--- Input ---
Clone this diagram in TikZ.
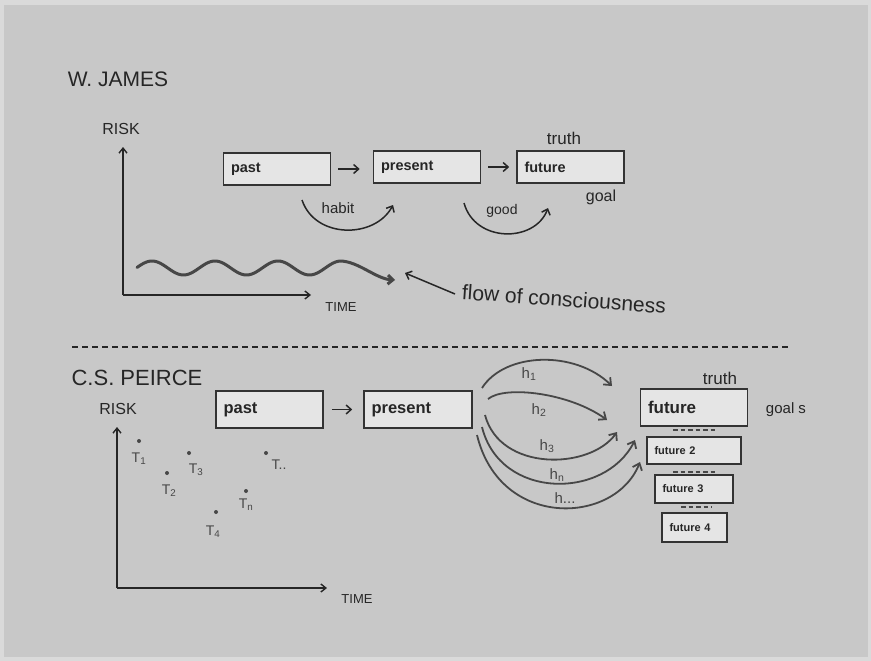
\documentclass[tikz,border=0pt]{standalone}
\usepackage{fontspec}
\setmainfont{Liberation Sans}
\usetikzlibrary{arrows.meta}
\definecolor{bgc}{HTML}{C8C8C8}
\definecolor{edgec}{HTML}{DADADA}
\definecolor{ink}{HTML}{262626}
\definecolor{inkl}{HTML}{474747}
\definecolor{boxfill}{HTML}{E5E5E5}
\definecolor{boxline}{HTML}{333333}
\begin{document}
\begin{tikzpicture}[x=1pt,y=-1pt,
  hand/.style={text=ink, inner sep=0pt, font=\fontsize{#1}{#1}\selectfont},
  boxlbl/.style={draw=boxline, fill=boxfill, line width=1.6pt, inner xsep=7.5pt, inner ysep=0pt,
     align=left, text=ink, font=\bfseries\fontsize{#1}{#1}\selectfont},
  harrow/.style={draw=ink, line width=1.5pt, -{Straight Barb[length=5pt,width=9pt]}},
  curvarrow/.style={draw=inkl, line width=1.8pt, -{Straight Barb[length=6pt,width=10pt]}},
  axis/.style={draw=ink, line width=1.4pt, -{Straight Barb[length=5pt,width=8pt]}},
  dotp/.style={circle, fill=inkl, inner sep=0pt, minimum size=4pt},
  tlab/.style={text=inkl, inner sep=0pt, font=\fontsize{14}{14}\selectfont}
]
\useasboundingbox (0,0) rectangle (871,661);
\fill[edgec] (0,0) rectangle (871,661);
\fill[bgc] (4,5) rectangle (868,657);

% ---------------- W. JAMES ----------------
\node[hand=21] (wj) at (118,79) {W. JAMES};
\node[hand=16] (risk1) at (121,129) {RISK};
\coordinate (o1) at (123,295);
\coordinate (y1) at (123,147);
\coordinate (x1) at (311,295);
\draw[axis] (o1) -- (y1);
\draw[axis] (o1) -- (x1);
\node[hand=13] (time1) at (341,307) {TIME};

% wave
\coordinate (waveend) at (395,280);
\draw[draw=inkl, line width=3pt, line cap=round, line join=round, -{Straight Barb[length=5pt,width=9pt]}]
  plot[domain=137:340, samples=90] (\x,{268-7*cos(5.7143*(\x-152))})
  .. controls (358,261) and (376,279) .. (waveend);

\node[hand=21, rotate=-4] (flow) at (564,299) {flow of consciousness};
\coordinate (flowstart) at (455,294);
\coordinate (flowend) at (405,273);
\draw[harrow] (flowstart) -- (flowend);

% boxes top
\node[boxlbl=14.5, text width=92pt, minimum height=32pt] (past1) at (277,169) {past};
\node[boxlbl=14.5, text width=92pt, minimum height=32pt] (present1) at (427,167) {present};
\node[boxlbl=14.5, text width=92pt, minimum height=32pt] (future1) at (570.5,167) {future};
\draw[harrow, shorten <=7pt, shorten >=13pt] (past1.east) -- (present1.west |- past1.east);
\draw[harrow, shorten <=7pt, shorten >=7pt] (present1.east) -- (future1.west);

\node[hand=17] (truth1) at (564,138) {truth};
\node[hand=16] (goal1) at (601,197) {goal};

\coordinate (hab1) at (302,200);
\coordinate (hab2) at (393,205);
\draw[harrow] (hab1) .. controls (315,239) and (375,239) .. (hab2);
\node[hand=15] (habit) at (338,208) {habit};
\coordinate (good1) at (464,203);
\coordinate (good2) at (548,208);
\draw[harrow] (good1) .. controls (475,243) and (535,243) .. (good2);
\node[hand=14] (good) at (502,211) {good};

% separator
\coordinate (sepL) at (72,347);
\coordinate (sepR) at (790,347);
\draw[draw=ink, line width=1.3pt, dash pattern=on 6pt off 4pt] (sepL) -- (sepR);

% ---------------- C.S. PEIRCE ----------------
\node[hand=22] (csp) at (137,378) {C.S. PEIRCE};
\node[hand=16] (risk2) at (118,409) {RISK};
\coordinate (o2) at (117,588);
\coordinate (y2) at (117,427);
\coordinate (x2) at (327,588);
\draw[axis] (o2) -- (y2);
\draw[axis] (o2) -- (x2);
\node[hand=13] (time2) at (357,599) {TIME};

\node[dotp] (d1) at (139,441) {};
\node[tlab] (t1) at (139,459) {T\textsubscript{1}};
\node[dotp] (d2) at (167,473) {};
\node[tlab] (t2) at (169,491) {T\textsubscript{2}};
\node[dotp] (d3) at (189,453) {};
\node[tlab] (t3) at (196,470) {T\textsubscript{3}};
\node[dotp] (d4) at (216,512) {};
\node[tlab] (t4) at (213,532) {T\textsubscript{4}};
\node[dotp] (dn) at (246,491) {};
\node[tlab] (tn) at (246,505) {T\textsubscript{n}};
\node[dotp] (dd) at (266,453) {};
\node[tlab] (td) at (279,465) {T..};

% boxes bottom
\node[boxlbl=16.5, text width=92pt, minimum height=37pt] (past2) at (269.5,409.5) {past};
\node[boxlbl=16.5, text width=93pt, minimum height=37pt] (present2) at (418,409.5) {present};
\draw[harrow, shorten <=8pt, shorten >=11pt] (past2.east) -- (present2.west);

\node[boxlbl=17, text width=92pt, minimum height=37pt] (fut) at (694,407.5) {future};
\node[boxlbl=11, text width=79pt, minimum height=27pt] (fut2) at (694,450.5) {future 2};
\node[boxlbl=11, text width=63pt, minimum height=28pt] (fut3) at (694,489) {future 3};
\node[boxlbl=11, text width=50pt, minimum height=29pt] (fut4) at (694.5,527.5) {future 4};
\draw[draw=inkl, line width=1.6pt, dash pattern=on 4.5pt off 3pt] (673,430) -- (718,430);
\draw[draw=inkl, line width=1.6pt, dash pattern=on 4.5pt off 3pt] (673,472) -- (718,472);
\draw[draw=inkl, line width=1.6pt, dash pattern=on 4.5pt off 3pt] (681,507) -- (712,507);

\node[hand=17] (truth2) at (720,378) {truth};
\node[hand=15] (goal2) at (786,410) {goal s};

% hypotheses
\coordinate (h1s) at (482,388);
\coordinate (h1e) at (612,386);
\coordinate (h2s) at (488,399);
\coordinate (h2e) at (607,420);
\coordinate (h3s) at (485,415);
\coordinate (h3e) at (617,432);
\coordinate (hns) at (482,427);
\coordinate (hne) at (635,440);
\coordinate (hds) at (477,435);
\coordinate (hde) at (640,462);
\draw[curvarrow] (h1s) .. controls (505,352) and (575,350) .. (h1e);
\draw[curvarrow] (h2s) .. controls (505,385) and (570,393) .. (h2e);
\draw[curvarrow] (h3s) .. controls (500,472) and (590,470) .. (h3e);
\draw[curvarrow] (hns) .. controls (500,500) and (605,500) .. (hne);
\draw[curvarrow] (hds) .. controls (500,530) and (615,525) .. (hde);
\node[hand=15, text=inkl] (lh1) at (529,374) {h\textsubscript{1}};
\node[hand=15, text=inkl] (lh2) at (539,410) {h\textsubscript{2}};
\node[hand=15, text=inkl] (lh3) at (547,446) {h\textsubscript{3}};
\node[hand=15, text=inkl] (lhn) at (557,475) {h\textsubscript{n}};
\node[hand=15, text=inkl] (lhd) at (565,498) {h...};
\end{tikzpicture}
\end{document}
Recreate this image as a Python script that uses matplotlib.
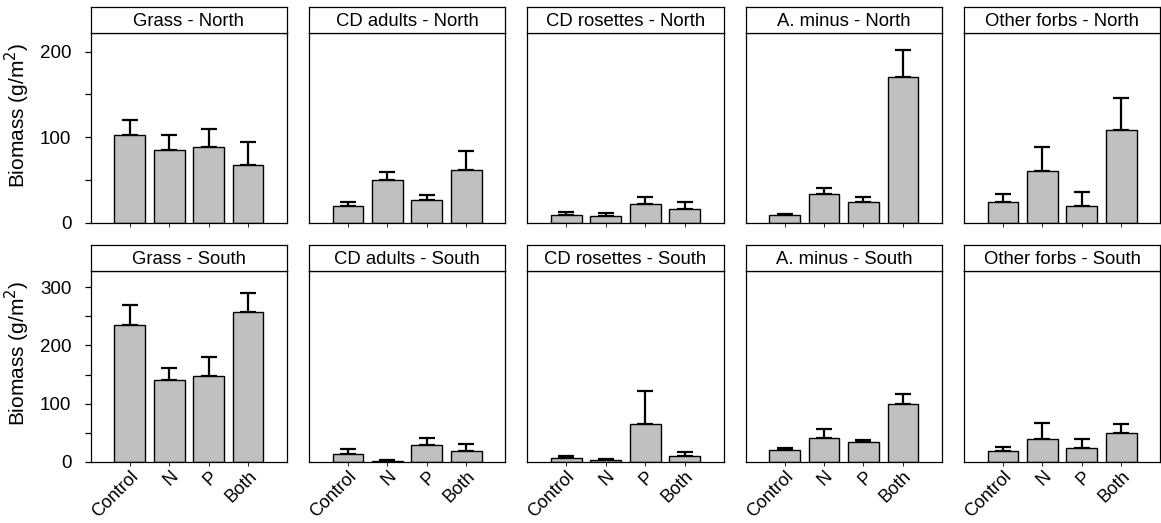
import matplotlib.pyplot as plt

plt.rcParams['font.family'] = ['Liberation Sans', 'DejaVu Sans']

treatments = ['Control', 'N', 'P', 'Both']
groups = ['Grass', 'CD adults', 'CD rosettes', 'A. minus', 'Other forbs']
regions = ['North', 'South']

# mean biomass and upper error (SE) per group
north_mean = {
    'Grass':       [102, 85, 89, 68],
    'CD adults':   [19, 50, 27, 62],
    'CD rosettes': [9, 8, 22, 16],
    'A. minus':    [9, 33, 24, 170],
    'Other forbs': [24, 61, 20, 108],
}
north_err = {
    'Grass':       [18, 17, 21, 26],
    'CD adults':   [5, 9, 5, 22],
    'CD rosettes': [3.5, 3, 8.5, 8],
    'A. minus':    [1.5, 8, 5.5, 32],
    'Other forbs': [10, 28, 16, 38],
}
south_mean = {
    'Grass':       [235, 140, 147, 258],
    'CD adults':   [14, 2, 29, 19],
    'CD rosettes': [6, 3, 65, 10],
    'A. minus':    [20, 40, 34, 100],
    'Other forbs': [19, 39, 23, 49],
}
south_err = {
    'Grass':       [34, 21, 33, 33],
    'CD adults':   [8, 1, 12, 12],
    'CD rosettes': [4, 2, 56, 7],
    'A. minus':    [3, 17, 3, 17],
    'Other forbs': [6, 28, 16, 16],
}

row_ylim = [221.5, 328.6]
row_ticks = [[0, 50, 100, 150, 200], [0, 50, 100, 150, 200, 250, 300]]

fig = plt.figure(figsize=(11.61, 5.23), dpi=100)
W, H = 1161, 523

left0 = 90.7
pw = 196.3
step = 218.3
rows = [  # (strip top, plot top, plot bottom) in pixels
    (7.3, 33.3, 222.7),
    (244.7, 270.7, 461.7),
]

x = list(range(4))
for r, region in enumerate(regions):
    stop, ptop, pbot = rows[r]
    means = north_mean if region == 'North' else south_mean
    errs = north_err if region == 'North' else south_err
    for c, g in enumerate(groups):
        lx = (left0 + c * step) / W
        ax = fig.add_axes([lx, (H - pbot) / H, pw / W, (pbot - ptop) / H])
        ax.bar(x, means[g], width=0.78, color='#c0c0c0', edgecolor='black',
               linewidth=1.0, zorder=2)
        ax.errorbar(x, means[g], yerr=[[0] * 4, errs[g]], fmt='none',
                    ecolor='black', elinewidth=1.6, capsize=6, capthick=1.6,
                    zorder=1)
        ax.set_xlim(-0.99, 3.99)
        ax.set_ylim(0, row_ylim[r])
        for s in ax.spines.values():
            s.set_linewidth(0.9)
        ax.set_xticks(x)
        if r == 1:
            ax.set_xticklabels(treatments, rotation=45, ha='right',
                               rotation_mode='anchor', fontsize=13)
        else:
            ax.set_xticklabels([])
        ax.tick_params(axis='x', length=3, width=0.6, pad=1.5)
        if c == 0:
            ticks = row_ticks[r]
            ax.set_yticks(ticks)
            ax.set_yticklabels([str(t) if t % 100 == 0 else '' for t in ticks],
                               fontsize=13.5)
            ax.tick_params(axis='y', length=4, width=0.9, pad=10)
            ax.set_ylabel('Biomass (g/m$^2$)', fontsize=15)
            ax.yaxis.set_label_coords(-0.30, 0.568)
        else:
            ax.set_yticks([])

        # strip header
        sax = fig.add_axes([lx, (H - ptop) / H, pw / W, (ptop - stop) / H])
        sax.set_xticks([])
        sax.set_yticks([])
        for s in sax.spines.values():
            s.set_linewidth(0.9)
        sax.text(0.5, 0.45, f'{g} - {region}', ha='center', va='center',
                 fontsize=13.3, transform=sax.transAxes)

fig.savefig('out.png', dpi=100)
---
Request » From the records above, transcribe exactly the lines starting at the one containing "Recreate this image" and ending at the one containing "regions = ['North', 'South']". Skip the pictures.

Result of the task »
Recreate this image as a Python script that uses matplotlib.
import matplotlib.pyplot as plt

plt.rcParams['font.family'] = ['Liberation Sans', 'DejaVu Sans']

treatments = ['Control', 'N', 'P', 'Both']
groups = ['Grass', 'CD adults', 'CD rosettes', 'A. minus', 'Other forbs']
regions = ['North', 'South']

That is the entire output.